When designing for industry, Lore Kadden Lindenfeld challenged prevailing
attitudes with respect to methods of work and women's place in the
industry. Similarly, when she returned to weaving as an independent
weaver, her approach to fiber arts was that of an artist-craftsperson. The
weaving, sewing and embroidery skills she had mastered in Germany, Holland
and the United States as well as her studies with Josef Albers were the
foundation for her later work. Lore later recalled of Albers' influence:
"To take materials that were unrelated and to combine them in such a way
that they lost their identity. To change them through manipulation and
through combining things. I find that is something - that way of seeing
and that way of discovering - this possibility has really stayed with me
to the present day and really has been very important. Also the
relationship of color - to see color in terms of the amount of color, the
placement of color, the relationship of color, and to have a sense of what
the combination of color can mean in terms of what you want to say, what
you really want to portray."
Lindenfeld's first hangings were of plastic raffia in combination with
nylon and wool fibers.
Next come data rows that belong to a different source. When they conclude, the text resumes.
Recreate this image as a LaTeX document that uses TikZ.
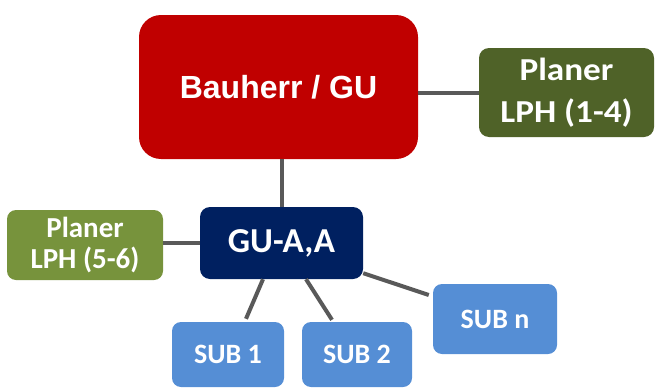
\documentclass[tikz,border=0pt]{standalone}
\usepackage{fontspec}
\setmainfont{Carlito}
\newfontfamily\arialfont{Liberation Sans}
\usetikzlibrary{calc}
\definecolor{baured}{HTML}{C00000}
\definecolor{darkolive}{HTML}{4F6228}
\definecolor{litolive}{HTML}{77933C}
\definecolor{navy}{HTML}{002060}
\definecolor{subblue}{HTML}{558ED5}
\definecolor{linegray}{HTML}{595959}
\tikzset{
  box/.style={rectangle, rounded corners=10pt, inner sep=0pt, text=white, font=\bfseries, align=center},
  conn/.style={draw=linegray, line width=4pt},
}
\begin{document}
\begin{tikzpicture}[x=1pt,y=-1pt]
\useasboundingbox (0,0) rectangle (656,388);
\node[box, fill=baured, rounded corners=22pt, minimum width=279pt, minimum height=144pt, font=\arialfont\bfseries\fontsize{32}{38}\selectfont] (bau) at (278.5,87) {Bauherr / GU};
\node[box, fill=darkolive, minimum width=175pt, minimum height=89pt, font=\bfseries\fontsize{32}{42}\selectfont] (p14) at (566.5,92.5) {\scalebox{1.1}[1]{Planer}\\\scalebox{1.1}[1]{LPH (1-4)}};
\node[box, fill=litolive, rounded corners=9pt, minimum width=156pt, minimum height=70pt, font=\bfseries\fontsize{29}{31}\selectfont] (p56) at (85,245) {Planer\\LPH (5-6)};
\node[box, fill=navy, minimum width=163pt, minimum height=72pt, font=\bfseries\fontsize{35}{40}\selectfont] (gu) at (281.5,243) {GU-A,A};
\node[box, fill=subblue, rounded corners=9pt, minimum width=112pt, minimum height=65pt, font=\bfseries\fontsize{28}{32}\selectfont] (s1) at (228,354.5) {SUB 1};
\node[box, fill=subblue, rounded corners=9pt, minimum width=110pt, minimum height=65pt, font=\bfseries\fontsize{28}{32}\selectfont] (s2) at (357,354.5) {SUB 2};
\node[box, fill=subblue, rounded corners=9pt, minimum width=124pt, minimum height=70pt, font=\bfseries\fontsize{28}{32}\selectfont] (sn) at (495,319) {SUB n};
\draw[conn] (p14.west) -- (p14.west -| bau.east);
\draw[conn] (gu.north) -- (gu.north |- bau.south);
\draw[conn] (gu.west) -- (gu.west -| p56.east);
\draw[conn] ($(gu.south)+(-18.5,0)$) -- ($(s1.north)+(18,-3)$);
\draw[conn] ($(gu.south)+(24.5,0)$) -- ($(s2.north)+(-25,-2)$);
\draw[conn] ($(gu.south east)+(0,-6)$) -- ($(sn.west)+(-4,-24)$);
\end{tikzpicture}
\end{document}
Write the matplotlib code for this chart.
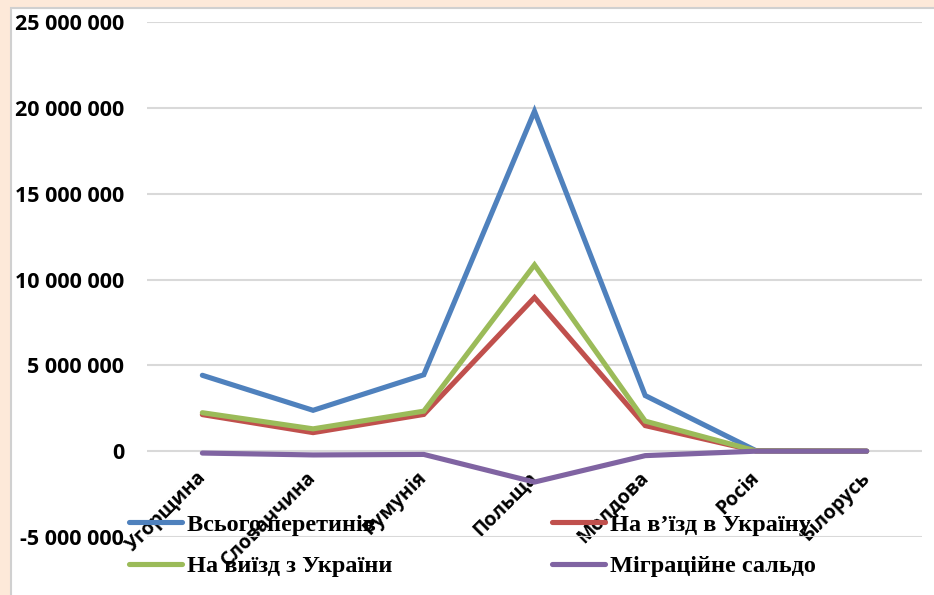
import matplotlib
matplotlib.use("Agg")
import matplotlib.pyplot as plt
from matplotlib.patches import Rectangle
from matplotlib.ticker import FuncFormatter, MultipleLocator

# values in millions of crossings
categories = ['Угорщина', 'Словаччина', 'Румунія', 'Польща', 'Молдова', 'Росія', 'Білорусь']
total = [4.42, 2.38, 4.45, 19.8, 3.24, 0.03, 0.0]
entry = [2.13, 1.08, 2.14, 8.95, 1.49, 0.015, 0.0]
exit_ = [2.24, 1.30, 2.33, 10.85, 1.75, 0.015, 0.0]
saldo = [-0.11, -0.22, -0.19, -1.8, -0.26, 0.0, 0.0]

series_names = ['Всього перетинів', 'На в’їзд в Україну', 'На виїзд з України', 'Міграційне сальдо']
series_colors = ['#4f81bd', '#c0504d', '#9bbb59', '#8064a2']

W, H = 934, 595
fig = plt.figure(figsize=(W / 100, H / 100), dpi=100, facecolor='#fde9d9')
fig.patches.append(Rectangle((10.5 / W, -0.05), 1.1, 1.05 - 8 / H,
                             transform=fig.transFigure, facecolor='white',
                             edgecolor='#d0d0d0', linewidth=1.5, zorder=-10))

ax = fig.add_axes([147 / W, 1 - 537 / H, (922 - 147) / W, (537 - 22) / H])
ax.set_facecolor('none')

x = list(range(len(categories)))
lines = []
for vals, name, col in zip([total, entry, exit_, saldo], series_names, series_colors):
    ys = [v * 1e6 for v in vals]
    ln, = ax.plot(x, ys, color=col, linewidth=3.7, solid_joinstyle='miter',
                  solid_capstyle='round', label=name, zorder=3)
    lines.append(ln)

ax.set_xlim(-0.5, 6.5)
ax.set_ylim(-5e6, 25e6)
ax.yaxis.set_major_locator(MultipleLocator(5e6))
ax.yaxis.set_major_formatter(FuncFormatter(lambda v, p: f'{v:,.0f}'.replace(',', ' ')))
ax.grid(axis='y', color='#d9d9d9', linewidth=1.5, zorder=0)
ax.set_axisbelow(True)

for side in ['top', 'right', 'left']:
    ax.spines[side].set_visible(False)
ax.spines['bottom'].set_position(('data', 0))
ax.spines['bottom'].set_visible(False)

ax.set_xticks(x)
ax.set_xticklabels(categories, rotation=45, ha='right', va='center',
                   rotation_mode='anchor', family='Open Sans', weight='bold', size=14)
ax.tick_params(axis='x', length=0, pad=17)
ax.tick_params(axis='y', length=0, pad=16.5)
for lbl in ax.get_yticklabels():
    lbl.set_fontfamily('Open Sans')
    lbl.set_fontweight('bold')
    lbl.set_fontsize(15.5)

# column-wise fill: blue, green | red, purple
order = [0, 2, 1, 3]
leg = fig.legend([lines[i] for i in order], [series_names[i] for i in order],
                 ncol=2, loc='upper left', bbox_to_anchor=(107 / W, 1 - 492 / H),
                 frameon=False, handlelength=2.2, handletextpad=0.2,
                 columnspacing=6.55, labelspacing=0.8,
                 prop=dict(family='Liberation Serif', weight='bold', size=17.5))

fig.savefig('out.png', dpi=100, facecolor=fig.get_facecolor())
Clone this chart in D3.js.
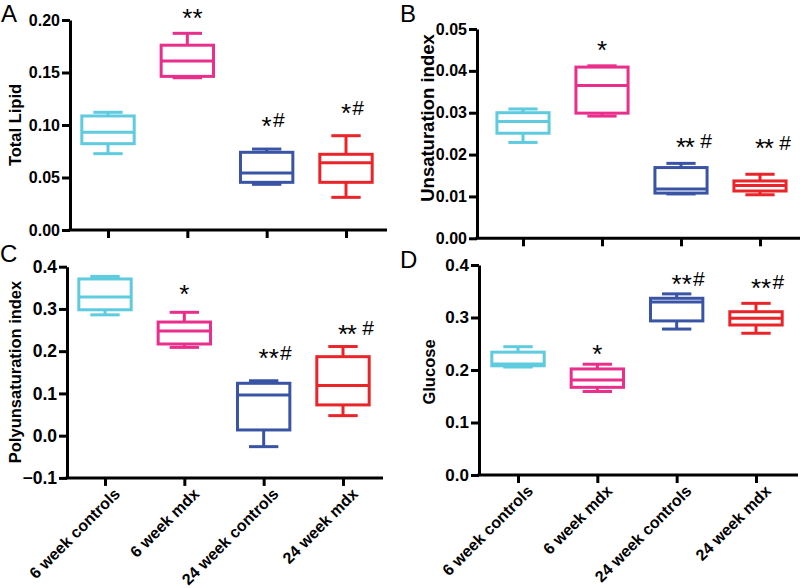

A second series used raffia and other materials in
combination with twisted ribbon, a technique which enhanced the reflective
qualities of the ribbon and gave it a sculptural, three-dimensional form.
The third technique employed layers of translucent materials on which
Lindenfeld "draws," using both embroidery and ink to create the line. The
form of her work includes single panels as well as book forms and rigid
panels forming a triptych. Her work has been influenced by pre-Columbian
weaving to which she was introduced by Anni Albers at Black Mountain,
Japanese art and traditional embroidery.
Lore Lindenfeld's work has been exhibited in group exhibitions and has been
the subject of several one-person exhibitions including a retrospective,
"Lore Kadden Lindenfeld: A Life in Textiles", at the Black
Mountain College Museum & Arts Center in Asheville, North Carolina
(Dossier #3, 1997, essay by Sigrid Wortmann Weltge), and "Fibergraphics:
Remembered Images", in the Newark Museum, 1993. Her work was included in
"Bauhaus: Dessau - Chicago - New York" at the Museum Folkwang in Essen,
Germany in 2000, and in "Textile/Fiber/Thread" at the Center for Book Arts
in New York. Her work is in the collections of the Renwick Gallery,
National Museum of American Art, Washington, D.C.; the Black Mountain
College Museum & Arts Center, Asheville, North Carolina, The Fashion
Institute of Technology, New York and the Museum of Art & Design (former
American Craft Museum), and the Josef and Anni Albers Foundation. In 1985
Lindenfeld was recipient of a New Jersey State Council on the Arts
Fellowship. She has contributed articles to Surface Design Journal and
Fiber Arts and has lectured on Japanese art, pre-Columbian art, and Black
Mountain College.
Lindenfeld volunteered at the Newark Museum and was a docent at
the Princeton University Art Museum.
In March 2010, Lore Lindenfeld had a retrospective exhibition at the
Suzanne Patterson Center in Princeton. After suffering a stroke in 2008,
she was unable to work. On April 8, 2010, she died at her home in Princeton
where she had been cared for by her husband Peter. Their
daughter Naomi Lindenfeld is a ceramist and teaches at the Putney School
in Vermont. Tom Lindenfeld is a political consultant in Washington, D.C.